It all sounds like I'm having hardware issues...but they only seem to be triggered during kernel builds. During 'normal use (i.e. using 100% cpu for weeks at a time) it is perfectly stable. Compiling e.g. nwchem (another pretty heavy compile) also goes absolutely fine.

Troubleshooting something like this also wouldn't be easy. See the end of the post for a list over various errors that I was getting during compilation of different kernel versions.

Anyway, I hit google...



BIOS
That Windows has issues with 8150 might seem unrelated, but it appeared that my errors could be solved by a bios update to my 990 fxa-d3 mobo:
 http://scalibq.wordpress.com/2011/10/19/amd-bulldozer-can-it-get-even-worse/
"The actual reported error is quite random, it just depends on where the CPU fails first. So you generally get a different error code with every BSOD."
and
"AMD’s KB article focuses solely on some boards with the 990FX chipset."
Well, I do have a 990FXA-D3 gigabyte motherboard.

My bios is shown by lshw as
*-firmware
          description: BIOS
          vendor: Award Software International, Inc.
          physical id: 0
          version: F7
          date: 05/30/2012
          size: 128KiB
          capacity: 4032KiB
So the obvious solution was to flash the bios.
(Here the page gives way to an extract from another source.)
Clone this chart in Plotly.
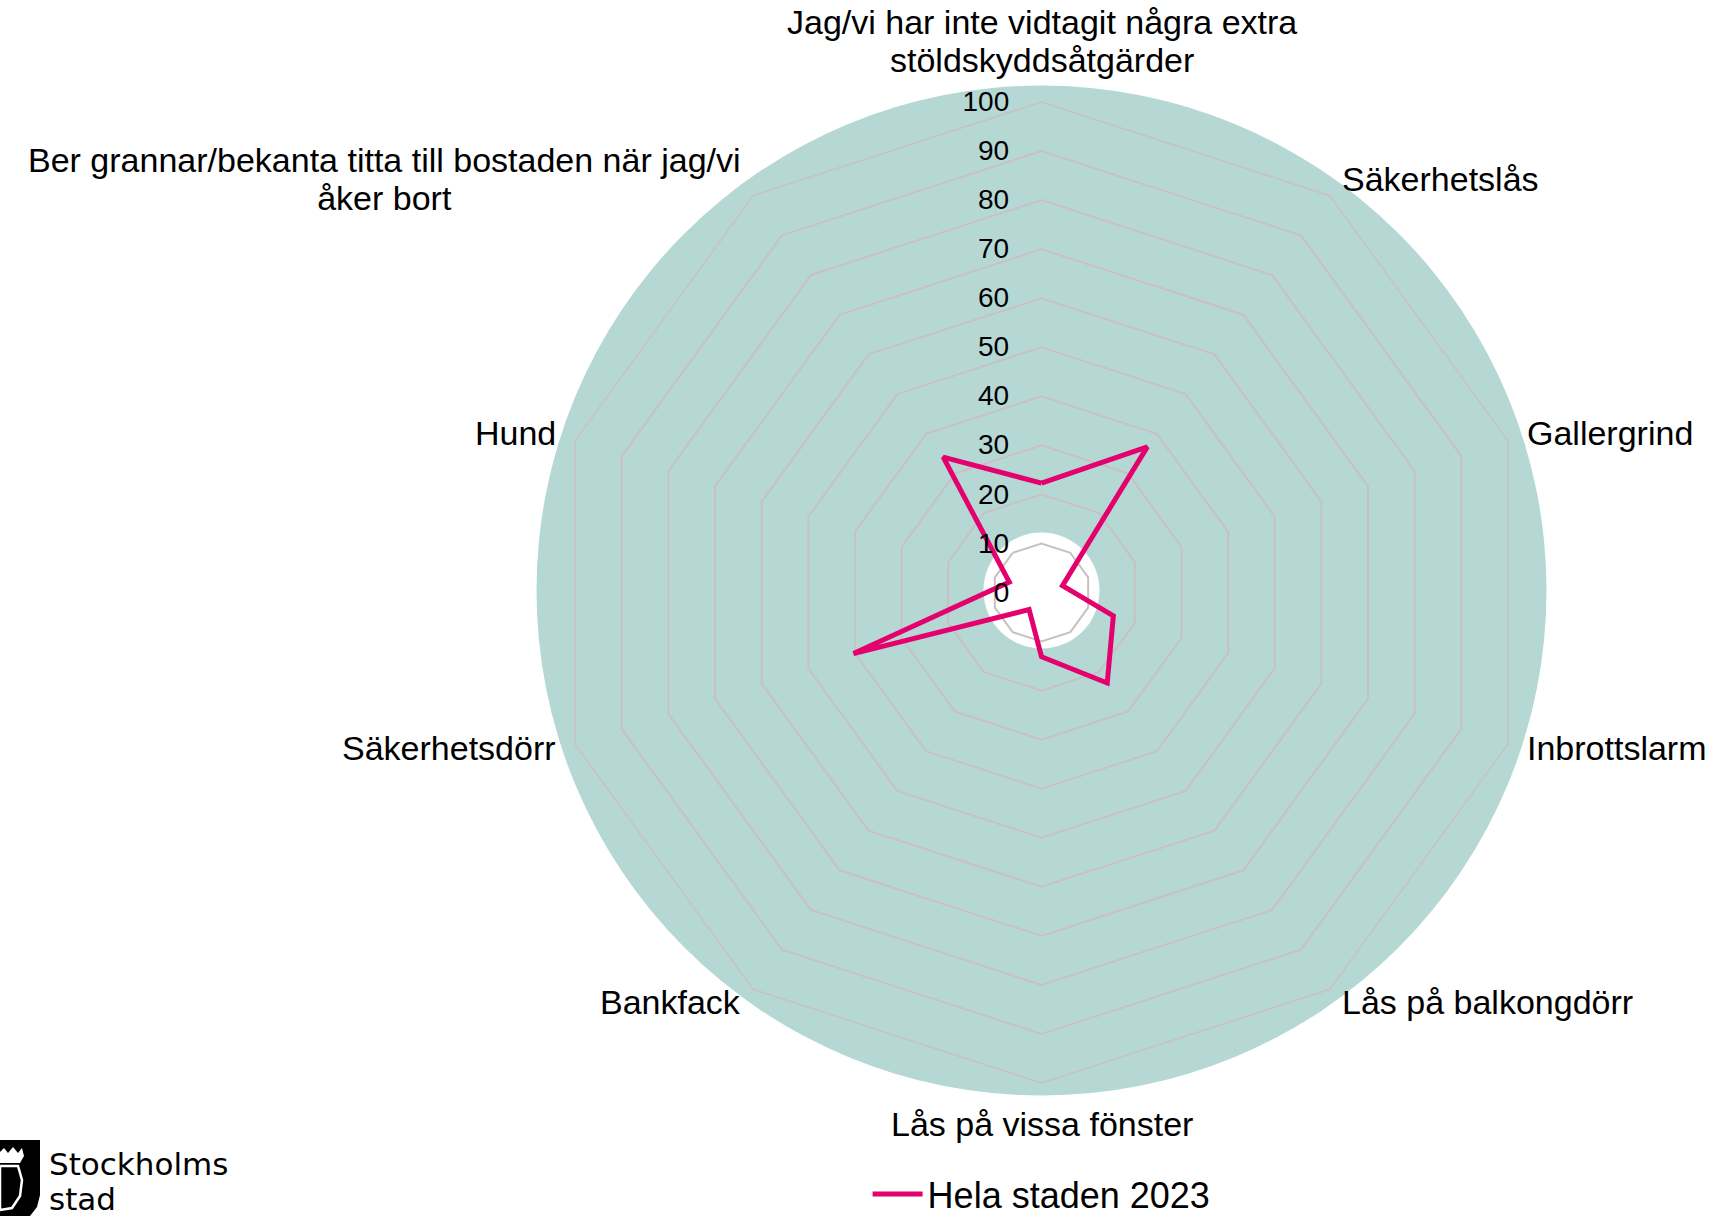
import math
import plotly.graph_objects as go

# ---------------- data ----------------
categories = [
    "Jag/vi har inte vidtagit några extra<br>stöldskyddsåtgärder",
    "Säkerhetslås",
    "Gallergrind",
    "Inbrottslarm",
    "Lås på balkongdörr",
    "Lås på vissa fönster",
    "Bankfack",
    "Säkerhetsdörr",
    "Hund",
    "Ber grannar/bekanta titta till bostaden när jag/vi<br>åker bort",
]
values_2023 = [22.3, 36.7, 4.5, 15.4, 22.8, 13.1, 4.3, 40.3, 6.9, 34.1]
series_name = "Hela staden 2023"
radial_ticks = [0, 10, 20, 30, 40, 50, 60, 70, 80, 90, 100]

# ---------------- layout geometry ----------------
W, H = 1716, 1216
CX, CY, R = 1041.5, 592.5, 490.5          # polar centre / radius in px
TEAL_R, HOLE_R = 505, 58
LABEL_PAD = 18

def px(x, y):
    return x / W, 1 - y / H

FONT = "Liberation Sans, Arial, sans-serif"
PINK = "#E4006D"
GRID = "#C9C0C2"
TEAL = "#B6D8D5"

fig = go.Figure()
fig.add_trace(go.Scatterpolar(
    r=values_2023 + values_2023[:1],
    theta=categories + categories[:1],
    mode="lines",
    line=dict(color=PINK, width=5),
    name=series_name,
    showlegend=True,
))

shapes = []
# teal disk behind the chart
x0, y0 = px(CX - TEAL_R, CY - 2 - TEAL_R)
x1, y1 = px(CX + TEAL_R, CY - 2 + TEAL_R)
shapes.append(dict(type="circle", xref="paper", yref="paper", x0=x0, x1=x1, y0=y1, y1=y0,
                   fillcolor=TEAL, line=dict(width=0), layer="below"))
# white centre
x0, y0 = px(CX - HOLE_R, CY - 2 - HOLE_R)
x1, y1 = px(CX + HOLE_R, CY - 2 + HOLE_R)
shapes.append(dict(type="circle", xref="paper", yref="paper", x0=x0, x1=x1, y0=y1, y1=y0,
                   fillcolor="white", line=dict(width=0), layer="below"))

# Stockholm shield (simplified)
def path(points, close=True):
    s = ""
    for i, (x, y) in enumerate(points):
        X, Y = px(x, y)
        s += ("M" if i == 0 else "L") + f"{X:.5f},{Y:.5f} "
    return s + ("Z" if close else "")

shield = [(0, 1140), (40, 1140), (40, 1195), (37, 1207), (30, 1216), (0, 1216)]
shapes.append(dict(type="path", xref="paper", yref="paper", path=path(shield),
                   fillcolor="black", line=dict(width=0)))
crown = [(0, 1152), (4, 1148), (8, 1153), (13, 1147), (18, 1153), (22, 1148), (24, 1156),
         (20, 1163), (0, 1163)]
shapes.append(dict(type="path", xref="paper", yref="paper", path=path(crown),
                   fillcolor="white", line=dict(width=0)))
face = [(0, 1166), (18, 1166), (22, 1180), (20, 1196), (12, 1208), (0, 1210)]
shapes.append(dict(type="path", xref="paper", yref="paper", path=path(face),
                   fillcolor="rgba(0,0,0,0)", line=dict(color="white", width=2.5)))

annotations = []
for txt, y in [("Stockholms", 1164), ("stad", 1199)]:
    X, Y = px(47, y)
    annotations.append(dict(text=txt, x=X, y=Y, xref="paper", yref="paper",
                            xanchor="left", yanchor="middle", showarrow=False, height=30,
                            font=dict(family="DejaVu Sans, sans-serif", size=31, color="black")))

# category labels placed around the polygon
N = len(categories)
for i, cat in enumerate(categories):
    a = math.radians(i * 360 / N)
    s, c = math.sin(a), math.cos(a)
    if c > 0.95:
        pad = 19
    elif c < -0.95:
        pad = 22
    else:
        pad = LABEL_PAD
    lx = CX + (R + pad) * s
    ly = CY - 2 - (R + pad) * c
    xa = "left" if s > 0.1 else ("right" if s < -0.1 else "center")
    ya = "bottom" if c > 0.95 else ("top" if c < -0.95 else "middle")
    X, Y = px(lx, ly)
    multiline = "<br>" in cat
    text = "<br>".join(f"<span style='font-size:34px'>{part}</span>" for part in cat.split("<br>")) if multiline else cat
    annotations.append(dict(text=text, x=X, y=Y, xref="paper", yref="paper",
                            xanchor=xa, yanchor=ya, align="center", showarrow=False,
                            font=dict(family=FONT, size=29 if multiline else 34, color="black")))

fig.update_layout(
    width=W, height=H,
    margin=dict(l=0, r=0, t=0, b=0, autoexpand=False),
    paper_bgcolor="white",
    plot_bgcolor="white",
    font=dict(family=FONT, color="black"),
    shapes=shapes,
    annotations=annotations,
    polar=dict(
        domain=dict(x=[(CX - R) / W, (CX + R) / W], y=[1 - (CY + R) / H, 1 - (CY - R) / H]),
        bgcolor="rgba(0,0,0,0)",
        gridshape="linear",
        angularaxis=dict(
            direction="clockwise", rotation=90,
            showgrid=False, showline=True, linecolor=GRID, linewidth=1.5,
            ticks="", showticklabels=False,
        ),
        radialaxis=dict(
            range=[0, 100], tickvals=radial_ticks, ticktext=[str(v) for v in radial_ticks],
            angle=90, side="counterclockwise", showline=False,
            gridcolor=GRID, gridwidth=1.5,
            ticks="outside", ticklen=22, tickcolor="rgba(0,0,0,0)",
            tickangle=90,
            tickfont=dict(size=28, family=FONT, color="black"),
        ),
    ),
    legend=dict(
        orientation="h", x=0.607, xanchor="center", y=22 / H, yanchor="middle",
        font=dict(size=36, family=FONT, color="black"),
        bgcolor="rgba(0,0,0,0)", itemwidth=50,
    ),
)

fig.write_html("out.html", config={"displayModeBar": False},
               post_script="document.body.style.margin='0';document.body.style.overflow='hidden';")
Turns out, flashing the BIOS is a headache on Gigabyte motherboards (not buying anything from them again). What happened with simply burning a CD and booting with it in the drive?

Flashing the bios

I downloaded the bios (version F8): http://download.gigabyte.eu/FileList/BIOS/mb_bios_ga-990fxa-d3_f8.exe.

I unzipped it with 7z, giving me 990FXAD3.F8 -- I then put that file in the root of a USB stick..

I've tried with a number of USB sticks, including a blank stick formatted with W95 Fat32 and keeping the stick plugged in before rebooting.

In Q-flash, I always ended up with a prompt saying Floppy A <Drive>, and when I hit enter it says '..    <dir>'. 0 Files found. Yet it also said Total size 7.48G, Free Size: 7.44 G, which matched the size of the USB stick.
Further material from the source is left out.